>Frementation technology has already had a dramatic impact on
>global agriculture and has the potential to restructure the whole
>north-south agricultural relationship.
certainly correct.... the flavor of the natural product has become
less and less important, you simply add it later in the food chain..
>My understanding is that within just a few short years after the
>technical feasibility of this technology was shown in a lab,
>Pepsi and Coca-Cola switched over to HFCS and the world sugar
>market collapsed never to recover.
and immediately ran into trouble. remember the coke/pepsi war and
the withdrawal of hfcs coca-cola ("only apes drink coke") ? isn't
the "REAL" coke again produced with "REAL" sugar-cane sugar ?
>My prediction is that in the near future, it will be possible to
>use fermentation technologies to cost effectively biosynthesize
>the "significant" molecules of nearly all of the commodity crops
>currently grown exclusively in the tropics. In factories in
>temperate regions, biomass substrates will be converted into
>instant coffee, tea, cheap chocolate....
that's already going on for several years. but again people
don't seem to be lucky with it in every case. there was an
enormous uproar in germany half a year ago, which again
undermined confidence in food. the largest producer of yoghourt
in germany was selling his raspberry yoghourt with a label
showing nice darkred raspberries and telling the consumer :
"produced only with natural ingredients" (which the consumer
clearly understood as "natural raspberries" or some kind
of concentrate). it was found out, that the thousands of tons of
yoghourt never in their short life came even near ONE SINGLE
raspberry - the flavour was produced by fermenting
the wood of a canadian tree to a pulp. from this pulp a flavour
component was extracted, which tasted like raspberry. it could
not even be declared "nature-identical flavour", as it wasn't the
flavour being responsable for the original taste of raspberries.
the trouble got before court (german government against
landliebe), the yoghourt producer won. argument: wood pulp IS a
natural ingredient. would you believe me, that consumers did
(and do) not want to eat fermented wood, when they thought
to have bought a yoghourt with real raspberry fruits ?
scandale after scandale the food industry is burying it's own grave
and is feeding another way of food distribution. but: anyone
expecting, that organic food per se would be accepted without a
control system, which would be able to uncover such tricks, is
talking moonshine... people know, that up to now things like did not
happen in certified organic systems and so they have a
"trust bonus", but they certainly do not trust it blindly.
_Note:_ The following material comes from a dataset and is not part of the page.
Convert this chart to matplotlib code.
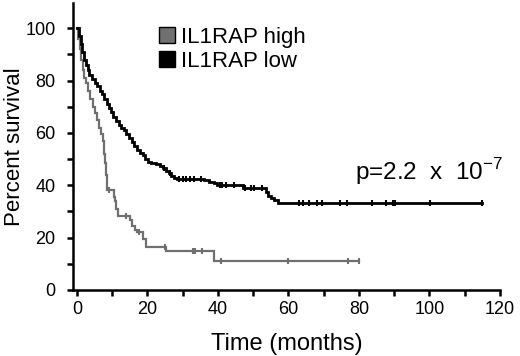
import numpy as np
import matplotlib.pyplot as plt

plt.rcParams['font.family'] = ['Liberation Sans', 'DejaVu Sans']

# Curva IL1RAP low (negro): tiempos de evento y supervivencia tras el evento
tiempo_low = [0, 0.5, 1.0, 1.5, 2.0, 2.5, 3.0, 3.5, 4.2, 5.0, 5.8, 6.5, 7.2, 7.8,
              8.4, 9.0, 9.6, 10.3, 11.0, 11.8, 12.6, 13.3, 14.0, 14.8, 15.5, 16.2,
              17.0, 17.8, 18.6, 19.4, 20.2, 21.0, 22.5, 23.5, 24.5, 25.3, 26.0,
              26.8, 27.6, 28.5, 36.0, 37.5, 38.8, 39.6, 47.0, 53.5, 54.3, 55.0,
              56.0, 57.0]
surv_low = [100, 97, 94, 91, 88, 86, 84, 82, 80.5, 79, 78, 76, 75, 73,
            71, 69.5, 68, 66, 64.5, 63, 62, 61, 59.5, 58, 56.5, 55,
            53.5, 52.5, 51.5, 50, 49, 48.5, 48, 47.3, 46.5, 45.5, 44.5,
            43.5, 42.9, 42.4, 41.9, 41.3, 40.8, 40.2, 39.0, 37.5, 36, 35,
            34.2, 33.2]
fin_low = 115
cens_low = [24.8, 26.3, 29.0, 30.0, 31.0, 32.2, 33.3, 35.2, 40.5, 41.2, 42.3, 44.5,
            47.6, 49.5, 50.3, 52.5, 63.0, 64.2, 65.8, 68.2, 69.6, 74.6, 76.5,
            83.6, 87.6, 89.6, 90.2, 100.1, 115]

# Curva IL1RAP high (gris)
tiempo_high = [0, 0.4, 0.8, 1.2, 1.6, 2.0, 2.6, 3.2, 3.8, 4.4, 5.0, 5.6, 6.2, 6.8,
               7.3, 7.7, 8.0, 8.3, 8.6, 10.4, 10.8, 11.2, 11.7, 15.0, 15.6, 16.4,
               17.0, 18.8, 19.6, 25.2, 38.8]
surv_high = [100, 96, 92, 88, 84, 81, 79, 76, 73, 70, 67.5, 65, 62, 59.5,
             57, 52, 48.6, 44, 38.3, 35.5, 34, 31, 28.4, 26.8, 24.5, 23,
             22.3, 19.5, 16.6, 15, 11.2]
fin_high = 80
cens_high = [9.0, 14.0, 17.6, 25.0, 33.0, 33.6, 35.5, 41.0, 60.0, 77.0, 80.0]

p_texto = r'p=2.2  x  10$^{\mathregular{-7}}$'


def valor_en(t, tiempos, surv):
    i = np.searchsorted(tiempos, t, side='right') - 1
    return np.asarray(surv)[i]


fig = plt.figure(figsize=(5.2, 3.56), dpi=100)
ax = fig.add_axes([0.1413, 0.1854, 0.82, 0.806])

curvas = [
    (tiempo_high, surv_high, fin_high, cens_high, '#707070', 1.6, 'IL1RAP high'),
    (tiempo_low, surv_low, fin_low, cens_low, 'black', 2.0, 'IL1RAP low'),
]
for tiempos, surv, fin, cens, color, lw, nombre in curvas:
    x = list(tiempos) + [fin]
    y = list(surv) + [surv[-1]]
    ax.step(x, y, where='post', color=color, lw=lw, solid_joinstyle='miter')
    cens = np.array(cens)
    ax.plot(cens, valor_en(cens, tiempos, surv), ls='none', marker='|',
            ms=5, mew=1.5, color=color)
    ax.plot([], [], ls='none', marker='s', ms=11, mfc=color, mec='black',
            mew=1.0, label=nombre)

ax.set_xlim(-1, 120)
ax.set_ylim(0, 109.6)
ax.set_xticks(range(0, 121, 20))
ax.set_xticks(range(0, 121, 10), minor=True)
ax.set_yticks(range(0, 101, 20))
ax.set_yticks(range(0, 101, 10), minor=True)
for lado in ['top', 'right']:
    ax.spines[lado].set_visible(False)
for lado in ['left', 'bottom']:
    ax.spines[lado].set_linewidth(1.8)
ax.tick_params(which='both', direction='out', width=1.8, length=4, labelsize=13)
ax.tick_params(axis='x', pad=4)
ax.tick_params(axis='y', pad=9)

ax.set_xlabel('Time (months)', fontsize=17, labelpad=11)
ax.set_ylabel('Percent survival', fontsize=16, labelpad=0)

ax.text(79, 42, p_texto, fontsize=17.5, va='baseline')

ax.legend(loc='upper left', bbox_to_anchor=(0.175, 0.955), frameon=False,
          fontsize=16, handlelength=0.7, handletextpad=0.3, labelspacing=0.12,
          borderpad=0)

fig.savefig('out.png', dpi=100)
so fermentation also is a two-sided sword and what a lot of people
usually associate with cheese- and wine-making, ethanol and vinegar
production partly has become the lab of dr. who.
another fermentation technique was producing proteins from oil,
in the result something comparable to that:
# WOULD YOU EAT STEAK OFF THE PETRI DISH INSTEAD OF THE HOOF?
Scientists have found how to "grow" a steak from a few cells -
creating the world's first humanely produced meat. But will
vegetarians go for it - steak from a petri dish?